Parece como si alguien quisiera encumbrarla en los tronos de los poderosos, o llenarla con las riquezas de los ricos para moderar así la fuerza de su grito que expresaba su fe y agradecía y anunciaba la intervención de Dios en favor de la liberación de los pobres y humillados de su pueblo. Y creer en María debe significar creer con ella y como ella en el mismo proyecto que poco a poco ella fue comprendiendo y asumiendo, pero que aceptó por adelantado porque tenía plena confianza en el Dios de la liberación.
Un año más celebramos la Navidad. Ya hace semanas que suenan los villancicos, las calles están iluminadas, mañana, en nochebuena, se reunirán muchas familias... Pero toda esta fiesta, ¿tendrá algo que ver con la alegría de María, con la dicha que nacía de su fe y que iba acompañada de su compromiso con el proyecto de Dios? Dios no hará nada por el hombre sin la colaboración o la aceptación del hombre mismo; por eso, el sí de María a la palabra de Dios hizo posible la Navidad; cuando nosotros la celebramos, ¿la estamos haciendo posible? ¿Nos conformaremos simplemente con pasarlo bien con el pretexto de la Navidad? Puede que demos limosna a algún pobre o que contribuyamos a alguna colecta para los pobres, pero ¿vamos a hacer algo para erradicar la pobreza y eliminar sus causas? ¿Qué vamos a hacer para devolver la dignidad a los humillados, para desterrar de nuestro mundo la injusticia, la opresión, la explotación de los débiles...?
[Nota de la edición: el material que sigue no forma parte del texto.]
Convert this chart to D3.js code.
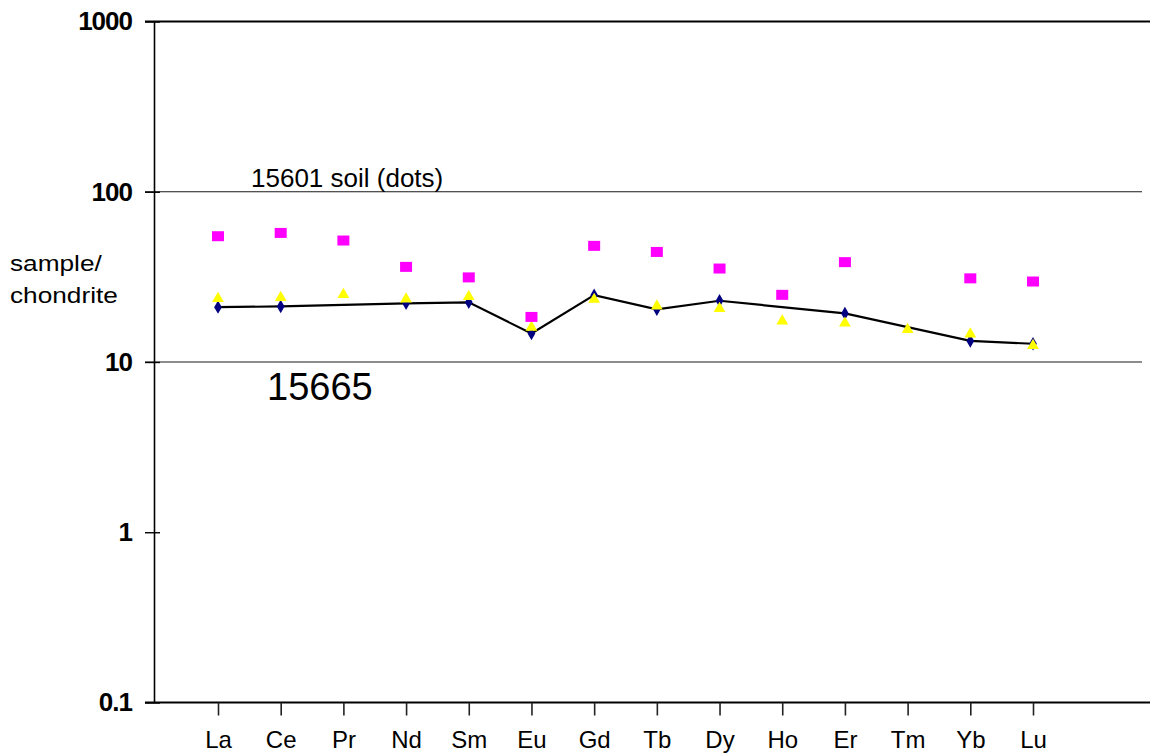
<!DOCTYPE html>
<html>
<head>
<meta charset="utf-8">
<script src="https://cdn.jsdelivr.net/npm/d3@7"></script>
<style>
  body { margin: 0; background: #fff; }
  text { font-family: "Liberation Sans", Arial, sans-serif; fill: #000; }
</style>
</head>
<body>
<div id="chart"></div>
<script>
// REE pattern data, chondrite-normalised
var elements = ["La", "Ce", "Pr", "Nd", "Sm", "Eu", "Gd", "Tb", "Dy", "Ho", "Er", "Tm", "Yb", "Lu"];

// 15665 (black line, navy markers) - null where no analysis
var sample15665 = [21.0, 21.2, null, 22.1, 22.4, 14.7, 24.7, 20.4, 22.9, null, 19.3, null, 13.3, 12.8];

// second sample (yellow triangles)
var triangles = [23.6, 23.9, 24.9, 23.4, 24.2, 16.0, 23.3, 21.3, 20.6, 17.4, 16.9, 15.5, 14.6, 12.5];

// 15601 soil (magenta squares)
var soil15601 = [54.8, 57.3, 51.7, 36.2, 31.4, 18.4, 48.1, 44.3, 35.4, 24.8, 38.6, null, 31.0, 29.7];

var yTicks = [0.1, 1, 10, 100, 1000];
var gridValues = [10, 100];

// Setting svg chart area
var margin = {left: 154, right: 0, top: 21.5, bottom: 52.5};

var width = 1150 - margin.left - margin.right,
    height = 755 - margin.top - margin.bottom;

var svg = d3.select("#chart")
    .append("svg")
        .attr("width", width + margin.left + margin.right)
        .attr("height", height + margin.top + margin.bottom);

var chartGroup = svg.append("g")
        .attr("transform", `translate(${margin.left}, ${margin.top})`);

// Scales
var xScale = d3.scalePoint()
    .domain(elements)
    .range([64, 879]);

var yScale = d3.scaleLog()
    .domain([0.1, 1000])
    .range([height, 0]);

// Gridlines at 10 and 100
chartGroup.selectAll(".grid")
    .data(gridValues)
    .enter()
    .append("line")
        .attr("x1", -9)
        .attr("x2", 988)
        .attr("y1", d => yScale(d))
        .attr("y2", d => yScale(d))
        .attr("stroke", "#1a1a1a")
        .attr("stroke-width", 1.2);

// Top border at 1000 and bottom border at 0.1
chartGroup.selectAll(".border")
    .data([1000, 0.1])
    .enter()
    .append("line")
        .attr("x1", -9)
        .attr("x2", width)
        .attr("y1", d => yScale(d))
        .attr("y2", d => yScale(d))
        .attr("stroke", "#000")
        .attr("stroke-width", 2);

// Y axis
var leftAxis = d3.axisLeft(yScale)
    .tickValues(yTicks)
    .tickFormat(d => d)
    .tickSize(9)
    .tickSizeOuter(0)
    .tickPadding(13);

var yAxis = chartGroup.append("g")
    .call(leftAxis);

yAxis.select(".domain")
    .attr("stroke", "#000")
    .attr("stroke-width", 1.6);

yAxis.selectAll(".tick line")
    .attr("x1", 6)
    .attr("x2", -9)
    .attr("stroke-width", 1.4);

yAxis.selectAll(".tick text")
    .attr("font-family", "Liberation Sans, Arial, sans-serif")
    .attr("font-size", "26px")
    .attr("font-weight", "bold")
    .attr("letter-spacing", "-1px")
    .attr("fill", "#000");

// X axis
var bottomAxis = d3.axisBottom(xScale)
    .tickSize(13)
    .tickSizeOuter(0)
    .tickPadding(15);

var xAxis = chartGroup.append("g")
    .attr("transform", `translate(0, ${height})`)
    .call(bottomAxis);

xAxis.select(".domain").remove();

xAxis.selectAll(".tick line")
    .attr("stroke", "#222")
    .attr("stroke-width", 1.6);

xAxis.selectAll(".tick text")
    .attr("font-family", "Liberation Sans, Arial, sans-serif")
    .attr("font-size", "24px")
    .attr("fill", "#000");

// Build point lists
function points(values) {
    return elements
        .map((e, i) => ({el: e, v: values[i]}))
        .filter(d => d.v !== null);
}

// 15665 line
var line = d3.line()
    .x(d => xScale(d.el))
    .y(d => yScale(d.v));

chartGroup.append("path")
    .datum(points(sample15665))
    .attr("d", line)
    .attr("fill", "none")
    .attr("stroke", "#000")
    .attr("stroke-width", 2.2);

chartGroup.selectAll(".navy")
    .data(points(sample15665))
    .enter()
    .append("path")
        .attr("d", d3.symbol().type(d3.symbolDiamond).size(52))
        .attr("transform", d => `translate(${xScale(d.el)},${yScale(d.v)})`)
        .attr("fill", "#000080");

// Yellow triangles
chartGroup.selectAll(".tri")
    .data(points(triangles))
    .enter()
    .append("path")
        .attr("d", d3.symbol().type(d3.symbolTriangle).size(60))
        .attr("transform", d => `translate(${xScale(d.el)},${yScale(d.v)})`)
        .attr("fill", "#ffff00");

// Magenta squares (soil)
chartGroup.selectAll(".sq")
    .data(points(soil15601))
    .enter()
    .append("rect")
        .attr("x", d => xScale(d.el) - 6)
        .attr("y", d => yScale(d.v) - 5)
        .attr("width", 12)
        .attr("height", 10)
        .attr("fill", "#ff00ff");

// Annotations
svg.append("text")
    .attr("x", 251)
    .attr("y", 186.5)
    .attr("font-size", "26px")
    .text("15601 soil (dots)");

svg.append("text")
    .attr("x", 267)
    .attr("y", 400)
    .attr("font-size", "38px")
    .text("15665");

// Y axis title (stretched like the original)
var yTitle = svg.append("g")
    .attr("transform", "translate(10, 0) scale(1.22, 1)");

yTitle.append("text")
    .attr("x", 0)
    .attr("y", 271.5)
    .attr("font-size", "21.5px")
    .text("sample/");

yTitle.append("text")
    .attr("x", 0)
    .attr("y", 303)
    .attr("font-size", "21.5px")
    .text("chondrite");
</script>
</body>
</html>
La Navidad fue posible porque María creyó, porque tuvo y mantuvo la fe en el Dios liberador. En la medida en que nosotros creamos en la posibilidad de un mundo verdaderamente justo, libre y solidario, en la medida en que creamos, como María, que Dios está comprometido con la libertad de los hombres y, como ella, nos comprometamos a hacer todo lo que esté en nuestras manos para que este mundo sea la casa de los libres hijos de Dios, en esa medida estaremos llenando de sentido la celebración de la Navidad, comprometidos -como María- en la implantación de la justicia de Dios. Y esa justicia -y no las bombas, ni las limosnas- traerá la paz.